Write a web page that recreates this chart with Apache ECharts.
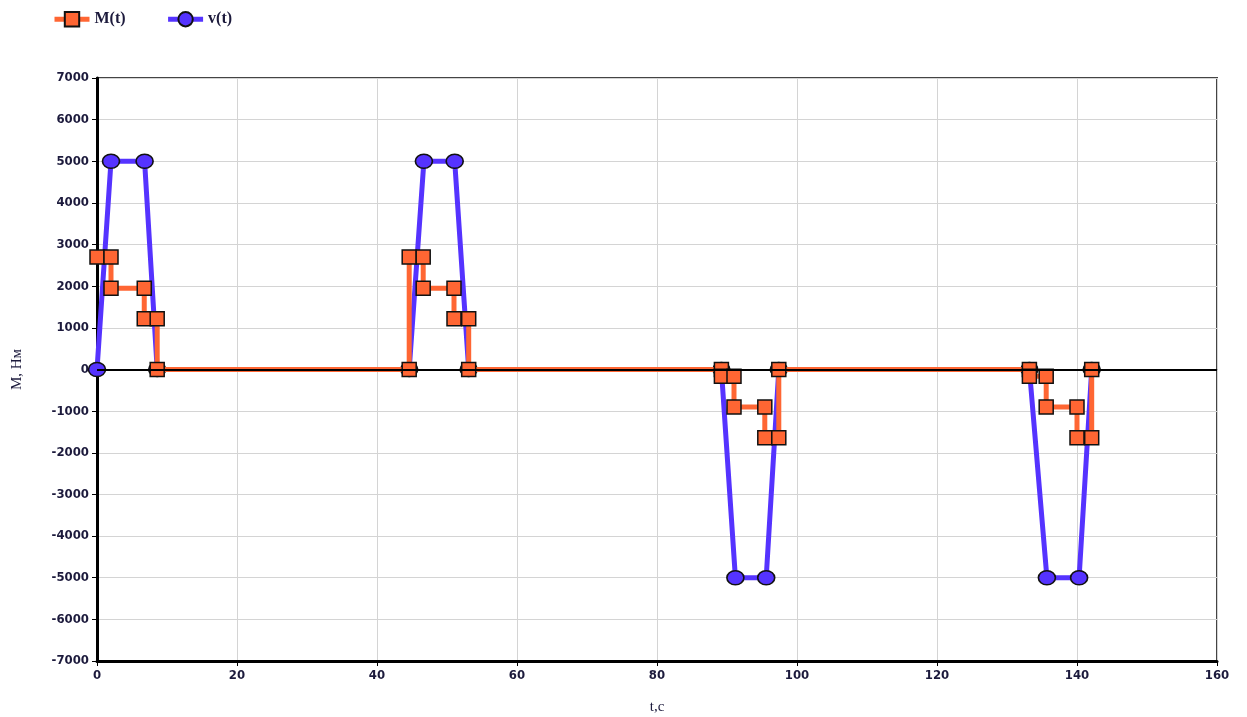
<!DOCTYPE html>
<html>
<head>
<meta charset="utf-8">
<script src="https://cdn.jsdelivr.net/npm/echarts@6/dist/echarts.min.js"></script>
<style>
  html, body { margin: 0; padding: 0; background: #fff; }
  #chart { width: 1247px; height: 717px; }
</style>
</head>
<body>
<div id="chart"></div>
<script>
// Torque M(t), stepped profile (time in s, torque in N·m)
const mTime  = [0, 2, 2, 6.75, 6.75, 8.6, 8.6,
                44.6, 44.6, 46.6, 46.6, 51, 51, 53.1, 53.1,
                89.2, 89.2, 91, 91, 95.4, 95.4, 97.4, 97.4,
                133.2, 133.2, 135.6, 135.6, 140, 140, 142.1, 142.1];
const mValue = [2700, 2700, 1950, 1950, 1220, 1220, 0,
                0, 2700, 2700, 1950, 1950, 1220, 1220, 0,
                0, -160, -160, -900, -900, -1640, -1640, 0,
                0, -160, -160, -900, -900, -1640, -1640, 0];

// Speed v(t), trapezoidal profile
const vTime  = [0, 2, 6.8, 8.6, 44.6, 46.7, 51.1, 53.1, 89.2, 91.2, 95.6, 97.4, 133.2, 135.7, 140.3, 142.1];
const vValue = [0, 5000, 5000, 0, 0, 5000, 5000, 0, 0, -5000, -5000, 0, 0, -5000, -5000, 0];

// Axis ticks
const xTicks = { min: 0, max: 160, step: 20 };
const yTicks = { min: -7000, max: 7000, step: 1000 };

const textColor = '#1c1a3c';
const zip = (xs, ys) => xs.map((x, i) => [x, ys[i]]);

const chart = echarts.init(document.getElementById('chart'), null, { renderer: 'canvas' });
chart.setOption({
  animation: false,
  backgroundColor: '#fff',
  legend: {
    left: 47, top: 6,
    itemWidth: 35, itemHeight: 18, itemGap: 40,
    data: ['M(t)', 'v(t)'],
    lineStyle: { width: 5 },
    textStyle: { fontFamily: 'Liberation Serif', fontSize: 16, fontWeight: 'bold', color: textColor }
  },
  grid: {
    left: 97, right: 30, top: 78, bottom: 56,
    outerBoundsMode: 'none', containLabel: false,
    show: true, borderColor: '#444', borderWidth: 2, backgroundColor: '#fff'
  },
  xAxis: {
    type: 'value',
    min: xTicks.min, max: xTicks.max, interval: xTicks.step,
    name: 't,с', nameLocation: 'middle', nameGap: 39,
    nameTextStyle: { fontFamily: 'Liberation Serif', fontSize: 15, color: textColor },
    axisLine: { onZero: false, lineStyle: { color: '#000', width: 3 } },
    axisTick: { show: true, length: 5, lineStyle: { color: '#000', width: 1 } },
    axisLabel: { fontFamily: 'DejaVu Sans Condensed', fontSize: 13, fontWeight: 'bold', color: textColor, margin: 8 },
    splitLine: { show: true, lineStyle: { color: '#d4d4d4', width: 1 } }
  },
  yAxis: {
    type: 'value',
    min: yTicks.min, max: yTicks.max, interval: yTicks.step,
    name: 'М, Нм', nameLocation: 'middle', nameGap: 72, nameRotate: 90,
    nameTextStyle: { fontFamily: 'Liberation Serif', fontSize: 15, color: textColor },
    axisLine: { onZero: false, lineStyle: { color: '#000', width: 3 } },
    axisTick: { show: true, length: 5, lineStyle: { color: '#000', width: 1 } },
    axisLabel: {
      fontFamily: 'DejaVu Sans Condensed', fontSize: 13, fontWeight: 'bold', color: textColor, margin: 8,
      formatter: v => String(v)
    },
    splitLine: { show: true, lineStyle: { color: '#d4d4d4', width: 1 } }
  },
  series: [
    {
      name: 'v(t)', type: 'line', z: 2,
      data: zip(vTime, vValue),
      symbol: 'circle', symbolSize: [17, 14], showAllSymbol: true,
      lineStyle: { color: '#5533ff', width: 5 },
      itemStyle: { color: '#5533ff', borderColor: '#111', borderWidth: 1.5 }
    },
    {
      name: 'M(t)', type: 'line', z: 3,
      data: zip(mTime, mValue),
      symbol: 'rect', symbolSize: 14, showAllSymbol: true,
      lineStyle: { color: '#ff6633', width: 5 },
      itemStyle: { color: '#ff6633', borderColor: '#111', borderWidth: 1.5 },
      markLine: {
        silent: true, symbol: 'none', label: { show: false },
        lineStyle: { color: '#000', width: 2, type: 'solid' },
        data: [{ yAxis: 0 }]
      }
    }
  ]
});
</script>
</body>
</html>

| TASK TO COMPLETE |
Return each line of the data, keeping its wording exact and omitting pictures.

| FINISHED ANSWER |
Write a web page that recreates this chart with Apache ECharts.
<!DOCTYPE html>
<html>
<head>
<meta charset="utf-8">
<script src="https://cdn.jsdelivr.net/npm/echarts@6/dist/echarts.min.js"></script>
<style>
  html, body { margin: 0; padding: 0; background: #fff; }
  #chart { width: 1247px; height: 717px; }
</style>
</head>
<body>
<div id="chart"></div>
<script>
// Torque M(t), stepped profile (time in s, torque in N·m)
const mTime  = [0, 2, 2, 6.75, 6.75, 8.6, 8.6,
                44.6, 44.6, 46.6, 46.6, 51, 51, 53.1, 53.1,
                89.2, 89.2, 91, 91, 95.4, 95.4, 97.4, 97.4,
                133.2, 133.2, 135.6, 135.6, 140, 140, 142.1, 142.1];
const mValue = [2700, 2700, 1950, 1950, 1220, 1220, 0,
                0, 2700, 2700, 1950, 1950, 1220, 1220, 0,
                0, -160, -160, -900, -900, -1640, -1640, 0,
                0, -160, -160, -900, -900, -1640, -1640, 0];

// Speed v(t), trapezoidal profile
const vTime  = [0, 2, 6.8, 8.6, 44.6, 46.7, 51.1, 53.1, 89.2, 91.2, 95.6, 97.4, 133.2, 135.7, 140.3, 142.1];
const vValue = [0, 5000, 5000, 0, 0, 5000, 5000, 0, 0, -5000, -5000, 0, 0, -5000, -5000, 0];

// Axis ticks
const xTicks = { min: 0, max: 160, step: 20 };
const yTicks = { min: -7000, max: 7000, step: 1000 };

const textColor = '#1c1a3c';
const zip = (xs, ys) => xs.map((x, i) => [x, ys[i]]);

const chart = echarts.init(document.getElementById('chart'), null, { renderer: 'canvas' });
chart.setOption({
  animation: false,
  backgroundColor: '#fff',
  legend: {
    left: 47, top: 6,
    itemWidth: 35, itemHeight: 18, itemGap: 40,
    data: ['M(t)', 'v(t)'],
    lineStyle: { width: 5 },
    textStyle: { fontFamily: 'Liberation Serif', fontSize: 16, fontWeight: 'bold', color: textColor }
  },
  grid: {
    left: 97, right: 30, top: 78, bottom: 56,
    outerBoundsMode: 'none', containLabel: false,
    show: true, borderColor: '#444', borderWidth: 2, backgroundColor: '#fff'
  },
  xAxis: {
    type: 'value',
    min: xTicks.min, max: xTicks.max, interval: xTicks.step,
    name: 't,с', nameLocation: 'middle', nameGap: 39,
    nameTextStyle: { fontFamily: 'Liberation Serif', fontSize: 15, color: textColor },
    axisLine: { onZero: false, lineStyle: { color: '#000', width: 3 } },
    axisTick: { show: true, length: 5, lineStyle: { color: '#000', width: 1 } },
    axisLabel: { fontFamily: 'DejaVu Sans Condensed', fontSize: 13, fontWeight: 'bold', color: textColor, margin: 8 },
    splitLine: { show: true, lineStyle: { color: '#d4d4d4', width: 1 } }
  },
  yAxis: {
    type: 'value',
    min: yTicks.min, max: yTicks.max, interval: yTicks.step,
    name: 'М, Нм', nameLocation: 'middle', nameGap: 72, nameRotate: 90,
    nameTextStyle: { fontFamily: 'Liberation Serif', fontSize: 15, color: textColor },
    axisLine: { onZero: false, lineStyle: { color: '#000', width: 3 } },
    axisTick: { show: true, length: 5, lineStyle: { color: '#000', width: 1 } },
    axisLabel: {
      fontFamily: 'DejaVu Sans Condensed', fontSize: 13, fontWeight: 'bold', color: textColor, margin: 8,
      formatter: v => String(v)
    },
    splitLine: { show: true, lineStyle: { color: '#d4d4d4', width: 1 } }
  },
  series: [
    {
      name: 'v(t)', type: 'line', z: 2,
      data: zip(vTime, vValue),
      symbol: 'circle', symbolSize: [17, 14], showAllSymbol: true,
      lineStyle: { color: '#5533ff', width: 5 },
      itemStyle: { color: '#5533ff', borderColor: '#111', borderWidth: 1.5 }
    },
    {
      name: 'M(t)', type: 'line', z: 3,
      data: zip(mTime, mValue),
      symbol: 'rect', symbolSize: 14, showAllSymbol: true,
      lineStyle: { color: '#ff6633', width: 5 },
      itemStyle: { color: '#ff6633', borderColor: '#111', borderWidth: 1.5 },
      markLine: {
        silent: true, symbol: 'none', label: { show: false },
        lineStyle: { color: '#000', width: 2, type: 'solid' },
        data: [{ yAxis: 0 }]
      }
    }
  ]
});
</script>
</body>
</html>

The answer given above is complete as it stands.